3. Use follow-up questions for depth
After they rate the experience, ask a quick “Why?” or “What could we do better?” This open-text field is where the real gold is. You’ll find patterns, friction points, and copywriting clues.
4. Don’t show it too often
No one wants to rate your app every week. Add frequency rules—like once every 90 days or only after specific milestones. You’ll get better data and avoid annoying your users.
5. Act on the feedback
This part gets skipped way too often. Read every comment. Tag the themes. Share the insights with product, support, and marketing. Then close the loop. Let users know their feedback mattered.
💬 Example: If someone gives a 2-star CSAT after onboarding and says “too confusing,” send them a quick help doc or follow-up email. Small moves like that build trust.
CSAT isn’t about collecting a number. It’s about surfacing moments that make or break the user experience.
Do it right, and it becomes your fastest feedback loop for improving UX, onboarding, support, and everything in between.
What are the most common mistakes with in-app CSAT?
Even experienced teams trip up on the basics. I’ve seen it happen over and over—surveys go live, and feedback rolls in… but nothing useful comes from it. Why? Because of a few fixable mistakes.
1. Asking too soon
I’ve seen teams trigger CSAT in the first 2 minutes of onboarding. The user barely knows what the product does. At that point, the rating tells you nothing. Give people time to experience value before asking how they feel.
2. Asking too often
You don’t need CSAT every week. If you’re showing surveys constantly, users will start ignoring them. Or worse, get annoyed. Set guardrails: once per user every 90 days is a good default, unless there’s a major event worth capturing.
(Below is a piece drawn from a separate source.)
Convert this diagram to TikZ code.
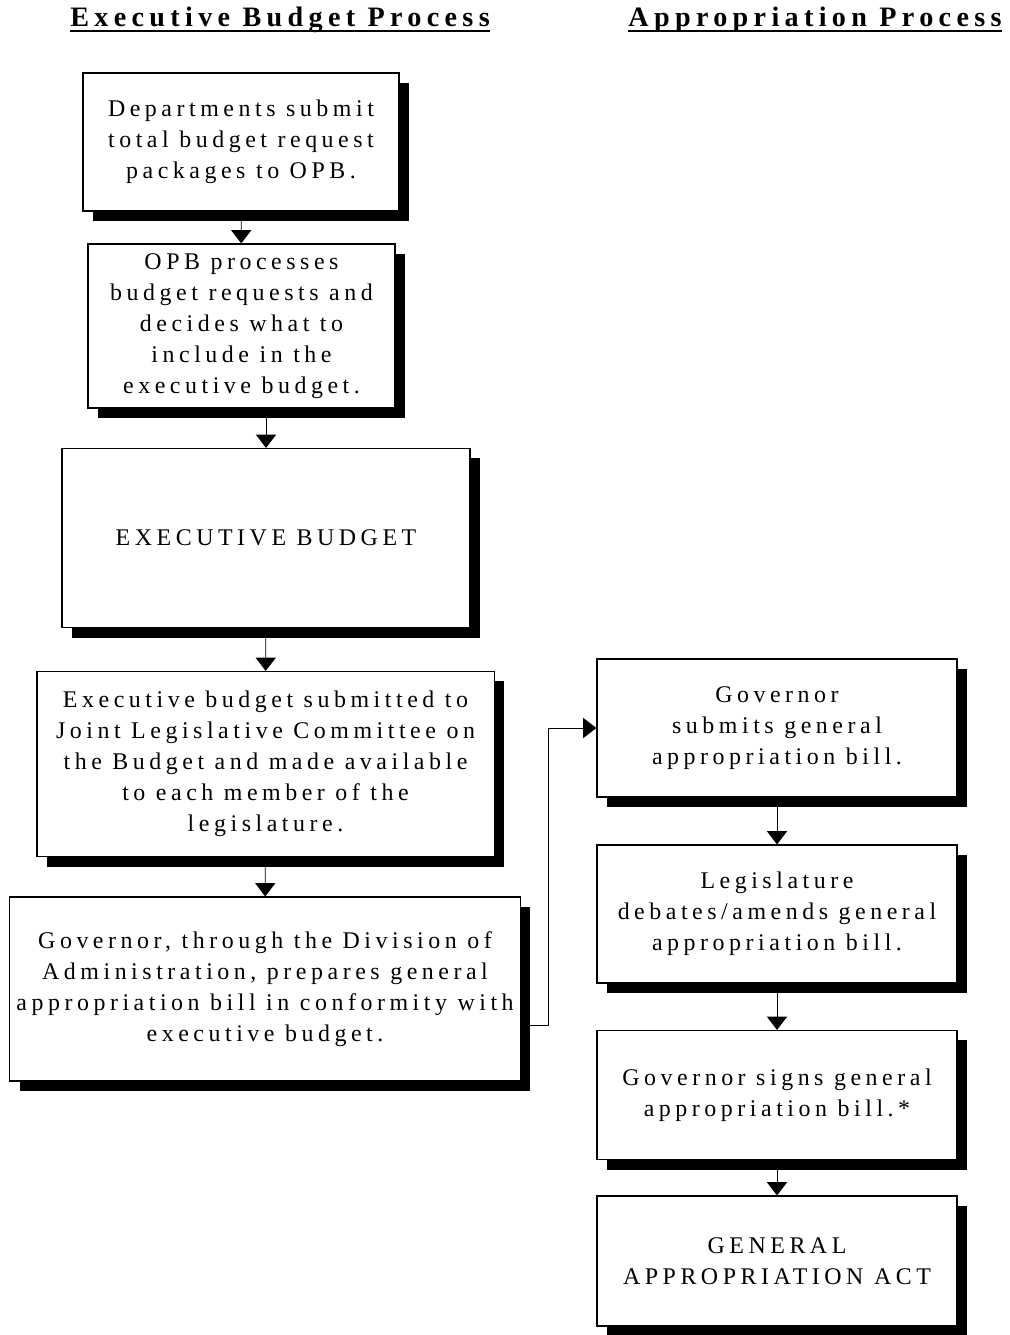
\documentclass[tikz,border=0pt]{standalone}
\usepackage{fontspec}
\setmainfont{Liberation Serif}[LetterSpace=19]
\usepackage{tikz}
\usetikzlibrary{arrows.meta,shadows}

\tikzset{
  heading/.style={font=\fontsize{20}{22}\selectfont\bfseries, inner sep=0pt},
  headline/.style={line width=1.3pt},
  stepbox/.style={draw, line width=0.8pt, fill=white, align=center, inner sep=2pt,
    font=\fontsize{17}{22}\selectfont,
    drop shadow={shadow xshift=0.25cm, shadow yshift=-0.25cm, fill=black, opacity=1}},
  flow/.style={line width=0.6pt, -{Triangle[width=0.5cm,length=0.33cm]}}
}

\begin{document}
\begin{tikzpicture}[x=0.025cm, y=-0.025cm]
\useasboundingbox (0,0) rectangle (1009,1335);
% headings
\path (280,20) node[heading] (exechead)  {Executive Budget Process};
\path (815,20) node[heading] (approhead) {Appropriation Process};
\draw [headline] ([yshift=-0.1cm]exechead.base west)  -- ([yshift=-0.1cm]exechead.base east);
\draw [headline] ([yshift=-0.1cm]approhead.base west) -- ([yshift=-0.1cm]approhead.base east);
% executive budget process
\path (241,142)  node[stepbox, minimum width=7.9cm,  minimum height=3.45cm]  (dept)   {Departments submit\\total budget request\\packages to OPB.};
\path (241.5,326) node[stepbox, minimum width=7.675cm, minimum height=4.1cm] (opb)    {OPB processes\\budget requests and\\decides what to\\include in the\\executive budget.};
\path (266,538)  node[stepbox, minimum width=10.2cm, minimum height=4.475cm] (budget) {EXECUTIVE BUDGET};
\path (265.5,764) node[stepbox, minimum width=11.425cm, minimum height=4.625cm] (jlcb) {Executive budget submitted to\\Joint Legislative Committee on\\the Budget and made available\\to each member of the\\legislature.};
\path (265,989)  node[stepbox, minimum width=12.75cm, minimum height=4.6cm]  (prep)   {Governor, through the Division of\\Administration, prepares general\\appropriation bill in conformity with\\executive budget.};
% appropriation process
\path (777,728)  node[stepbox, minimum width=9cm, minimum height=3.45cm]  (submit) {Governor\\submits general\\appropriation bill.};
\path (777,914)  node[stepbox, minimum width=9cm, minimum height=3.45cm]  (debate) {Legislature\\debates/amends general\\appropriation bill.};
\path (777,1095) node[stepbox, minimum width=9cm, minimum height=3.225cm] (signs)  {Governor signs general\\appropriation bill.*};
\path (777,1261) node[stepbox, minimum width=9cm, minimum height=3.25cm]  (act)    {GENERAL\\APPROPRIATION ACT};
% arrows
\draw [flow] (dept) -- (opb);
\draw [flow] (opb.south -| budget.north) -- (budget);
\draw [flow] (budget) -- (jlcb);
\draw [flow] (jlcb) -- (prep);
\draw [flow] ([yshift=-0.9cm]prep.east) -- ++(0.7cm,0) |- (submit.west);
\draw [flow] (submit) -- (debate);
\draw [flow] (debate) -- (signs);
\draw [flow] (signs) -- (act);
\end{tikzpicture}
\end{document}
3. Ignoring the follow-up answers
This one stings. A user gives a 2-star rating and types out a full paragraph explaining why. And it just sits there. No tag, no response, no action. The score is just a number—the comment is the insight.
4. Surveying everyone
Not every user is in the right mindset to give useful feedback. If someone hasn’t logged in for weeks, or just got stuck in a bug, you probably don’t want to ask them how they feel about your onboarding.
5. Making it look like a popup ad
I’ve seen some CSAT surveys that look like they came from a third-party marketing site. Off-brand fonts, weird copy, clunky UI. If it doesn’t feel like part of your product, users won’t trust it—and they won’t engage.
The fix? Most of these are simple. Add smart triggers. Limit how often it shows. Actually read and use the feedback.
Because if your CSAT setup feels like an afterthought, your users will treat it that way too.
And that’ it…
That’s what you need to know about running in-app CSAT surveys.
All that’s left is to sign up and launch your first in-app CSAT.
In-app CSAT: FAQ
Most teams aim for a CSAT score above 80%. But context matters. A 75% score after a complex onboarding process might be more meaningful than a 90% score on a simple chat interaction. Watch trends over time more than a single number.
Ask when the experience is still fresh. Right after onboarding, a support interaction, or a key product action are all great moments. Don’t wait until they’re gone or frustrated.
Absolutely. With Refiner, you can change the scale, the language, the look and feel, and more. Refiner helps you make the survey feel native to your app, not like a bolt-on tool.
CSAT asks how satisfied someone is with a specific experience. NPS asks how likely they are to recommend your product overall. CES asks how easy it was to complete a task. Each one gives you different signals. CSAT is great for tracking specific touchpoints.
Yes. Segmenting by role, plan, or behavior helps you understand how different groups experience your product. Refiner makes this easy with built-in filters and audience targeting.
Tag patterns. Share insights with your team. Reach out to unhappy users. Highlight what’s working. Don’t let CSAT sit in a dashboard. Use it to make better decisions.